Task statement:
Nothing but the lines from the top of the data to the line holding "Chart.register(...registerables);" should be printed, word for word and both ends included; leave the pictures out.

Data section:

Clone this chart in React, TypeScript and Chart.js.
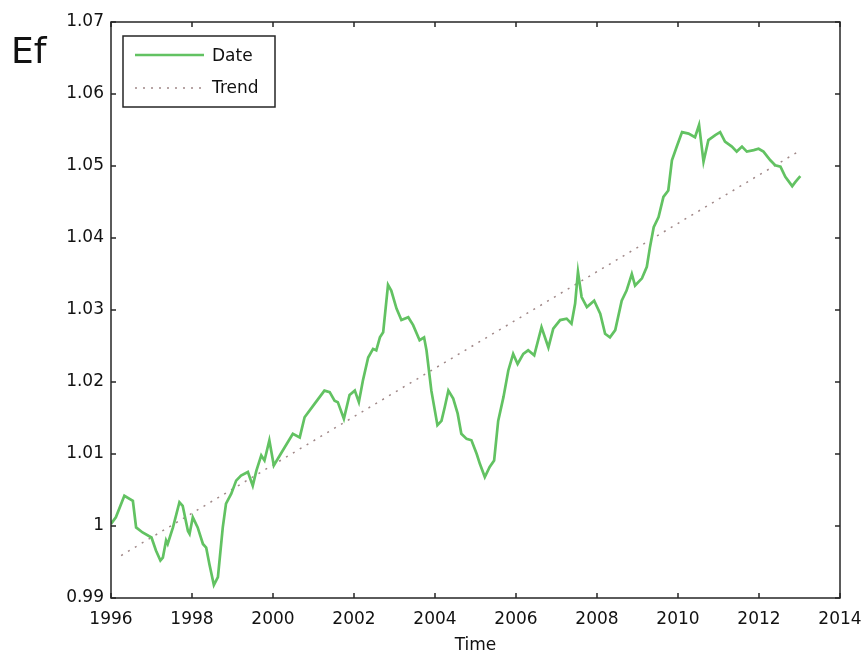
import React, { useEffect, useRef } from "react";
import { Chart, registerables } from "chart.js";

Chart.register(...registerables);

const dateX = [
  1996.0, 1996.12, 1996.33, 1996.54, 1996.62, 1996.78, 1997.0, 1997.11, 1997.22, 1997.28, 1997.36, 1997.4,
  1997.53, 1997.69, 1997.77, 1997.9, 1997.94, 1998.02, 1998.14, 1998.27, 1998.35, 1998.43, 1998.54, 1998.64,
  1998.76, 1998.84, 1998.97, 1999.09, 1999.21, 1999.38, 1999.5, 1999.59, 1999.71, 1999.79, 1999.91, 2000.02,
  2000.2, 2000.49, 2000.66, 2000.78, 2001.03, 2001.27, 2001.4, 2001.52, 2001.6, 2001.75, 2001.89, 2002.02,
  2002.12, 2002.22, 2002.35, 2002.47, 2002.55, 2002.64, 2002.72, 2002.84, 2002.92, 2003.05, 2003.17, 2003.34,
  2003.46, 2003.62, 2003.73, 2003.79, 2003.91, 2004.06, 2004.16, 2004.24, 2004.33, 2004.45, 2004.56, 2004.65,
  2004.78, 2004.9, 2005.03, 2005.11, 2005.23, 2005.35, 2005.46, 2005.56, 2005.69, 2005.81, 2005.93, 2006.04,
  2006.18, 2006.3, 2006.45, 2006.63, 2006.8, 2006.92, 2007.09, 2007.25, 2007.37, 2007.46, 2007.53, 2007.62,
  2007.75, 2007.93, 2008.08, 2008.2, 2008.32, 2008.45, 2008.61, 2008.73, 2008.86, 2008.94, 2009.11, 2009.23,
  2009.31, 2009.4, 2009.52, 2009.64, 2009.76, 2009.85, 2009.97, 2010.1, 2010.26, 2010.42, 2010.52, 2010.63,
  2010.75, 2010.92, 2011.04, 2011.16, 2011.33, 2011.45, 2011.58, 2011.7, 2011.87, 2011.99, 2012.11, 2012.28,
  2012.4, 2012.53, 2012.65, 2012.82, 2012.9, 2013.02,
];
const dateY = [
  1.0003, 1.0012, 1.0042, 1.0035, 0.9998, 0.9991, 0.9984, 0.9966, 0.9952, 0.9956, 0.998, 0.9975,
  0.9998, 1.0033, 1.0028, 0.9993, 0.9989, 1.0012, 0.9998, 0.9975, 0.997, 0.9947, 0.9918, 0.9929,
  0.9998, 1.0031, 1.0045, 1.0063, 1.007, 1.0075, 1.0056, 1.0077, 1.0098, 1.0091, 1.0119, 1.0084,
  1.0101, 1.0128, 1.0123, 1.0151, 1.017, 1.0188, 1.0186, 1.0174, 1.0172, 1.0149, 1.0182, 1.0188,
  1.0172, 1.0202, 1.0234, 1.0246, 1.0244, 1.0262, 1.0269, 1.0335, 1.0327, 1.0302, 1.0286, 1.029,
  1.0279, 1.0258, 1.0262, 1.0244, 1.0188, 1.014, 1.0146, 1.0165, 1.0188, 1.0177, 1.0156, 1.0128,
  1.0121, 1.0119, 1.01, 1.0086, 1.0068, 1.0082, 1.0091, 1.0146, 1.0179, 1.0216, 1.0239, 1.0225,
  1.0239, 1.0244, 1.0237, 1.0276, 1.0248, 1.0274, 1.0286, 1.0288, 1.0281, 1.0309, 1.0353, 1.0318,
  1.0304, 1.0313, 1.0295, 1.0267, 1.0262, 1.0272, 1.0313, 1.0327, 1.035, 1.0334, 1.0344, 1.036,
  1.0388, 1.0415, 1.0429, 1.0457, 1.0466, 1.0508, 1.0527, 1.0547, 1.0545, 1.054, 1.0557, 1.0506,
  1.0536, 1.0543, 1.0547, 1.0534, 1.0527, 1.052, 1.0527, 1.052, 1.0522, 1.0524, 1.052, 1.0508,
  1.0501, 1.0499, 1.0485, 1.0472, 1.0478, 1.0486,
];
const trendX = [1996.25, 2013.0];
const trendY = [0.9959, 1.0521];

const xTicks = [1996, 1998, 2000, 2002, 2004, 2006, 2008, 2010, 2012, 2014];
const yTicks = [0.99, 1.0, 1.01, 1.02, 1.03, 1.04, 1.05, 1.06, 1.07];
const legendLabels = ["Date", "Trend"];
const yAxisLabel = "Ef";
const xAxisLabel = "Time";

const GREEN = "#62c262";
const TREND = "#a08888";
const FONT = "'DejaVu Sans', sans-serif";

export default function App() {
  const ref = useRef<HTMLCanvasElement | null>(null);

  useEffect(() => {
    if (!ref.current) return;
    const deco = {
      id: "deco",
      afterDraw(chart: any) {
        const ctx = chart.ctx;
        const a = chart.chartArea;
        const xs = chart.scales.x;
        const ys = chart.scales.y;
        ctx.save();
        ctx.strokeStyle = "#262626";
        ctx.lineWidth = 1.5;
        ctx.strokeRect(a.left, a.top, a.right - a.left, a.bottom - a.top);
        const tl = 5;
        ctx.beginPath();
        xTicks.forEach((t) => {
          const px = xs.getPixelForValue(t);
          ctx.moveTo(px, a.bottom);
          ctx.lineTo(px, a.bottom - tl);
          ctx.moveTo(px, a.top);
          ctx.lineTo(px, a.top + tl);
        });
        yTicks.forEach((t) => {
          const py = ys.getPixelForValue(t);
          ctx.moveTo(a.left, py);
          ctx.lineTo(a.left + tl, py);
          ctx.moveTo(a.right, py);
          ctx.lineTo(a.right - tl, py);
        });
        ctx.stroke();

        // legend box
        const lx = 123, ly = 36, lw = 152, lh = 71;
        ctx.fillStyle = "#ffffff";
        ctx.fillRect(lx, ly, lw, lh);
        ctx.strokeStyle = "#262626";
        ctx.lineWidth = 1.5;
        ctx.strokeRect(lx, ly, lw, lh);
        ctx.strokeStyle = GREEN;
        ctx.lineWidth = 2.5;
        ctx.beginPath();
        ctx.moveTo(135, 55);
        ctx.lineTo(204, 55);
        ctx.stroke();
        ctx.strokeStyle = TREND;
        ctx.lineWidth = 1.5;
        ctx.setLineDash([2, 6]);
        ctx.beginPath();
        ctx.moveTo(135, 88);
        ctx.lineTo(206, 88);
        ctx.stroke();
        ctx.setLineDash([]);
        ctx.fillStyle = "#111111";
        ctx.font = "17px " + FONT;
        ctx.textAlign = "left";
        ctx.textBaseline = "middle";
        ctx.fillText(legendLabels[0], 212, 57);
        ctx.fillText(legendLabels[1], 212, 89);

        ctx.font = "36px " + FONT;
        ctx.fillText(yAxisLabel, 11, 54);

        ctx.font = "17px " + FONT;
        ctx.textAlign = "center";
        ctx.fillText(xAxisLabel, (a.left + a.right) / 2, 646);
        ctx.restore();
      },
    };

    const chart = new Chart(ref.current, {
      type: "line",
      data: {
        datasets: [
          {
            label: legendLabels[0],
            data: dateX.map((x, i) => ({ x, y: dateY[i] })),
            borderColor: GREEN,
            borderWidth: 2.7,
            pointRadius: 0,
            tension: 0,
            fill: false,
          },
          {
            label: legendLabels[1],
            data: trendX.map((x, i) => ({ x, y: trendY[i] })),
            borderColor: TREND,
            borderWidth: 1.5,
            borderDash: [2, 6],
            pointRadius: 0,
            fill: false,
          },
        ],
      },
      options: {
        animation: false,
        responsive: false,
        layout: { padding: { top: 22, right: 24, left: 0, bottom: 0 } },
        plugins: { legend: { display: false }, tooltip: { enabled: false } },
        scales: {
          x: {
            type: "linear",
            min: 1996,
            max: 2014,
            afterBuildTicks: (s: any) => {
              s.ticks = xTicks.map((v) => ({ value: v }));
            },
            afterFit: (s: any) => {
              s.height = 57;
              s.paddingLeft = 0;
              s.paddingRight = 0;
            },
            grid: { display: false, drawTicks: false },
            border: { display: false },
            ticks: {
              padding: 11,
              color: "#111111",
              font: { family: FONT, size: 17 },
              maxRotation: 0,
              autoSkip: false,
              callback: (v: any) => String(v),
            },
          },
          y: {
            type: "linear",
            min: 0.99,
            max: 1.07,
            afterBuildTicks: (s: any) => {
              s.ticks = yTicks.map((v) => ({ value: v }));
            },
            afterFit: (s: any) => {
              s.width = 111;
              s.paddingTop = 0;
              s.paddingBottom = 0;
            },
            grid: { display: false, drawTicks: false },
            border: { display: false },
            ticks: {
              padding: 7,
              color: "#111111",
              font: { family: FONT, size: 17 },
              autoSkip: false,
              callback: (v: any) => String(parseFloat(Number(v).toFixed(2))),
            },
          },
        },
      },
      plugins: [deco],
    } as any);
    return () => chart.destroy();
  }, []);

  return (
    <div style={{ position: "absolute", left: 0, top: 0, width: 864, height: 655, background: "#fff" }}>
      <canvas ref={ref} width={864} height={655} />
    </div>
  );
}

Final result:
Clone this chart in React, TypeScript and Chart.js.
import React, { useEffect, useRef } from "react";
import { Chart, registerables } from "chart.js";

Chart.register(...registerables);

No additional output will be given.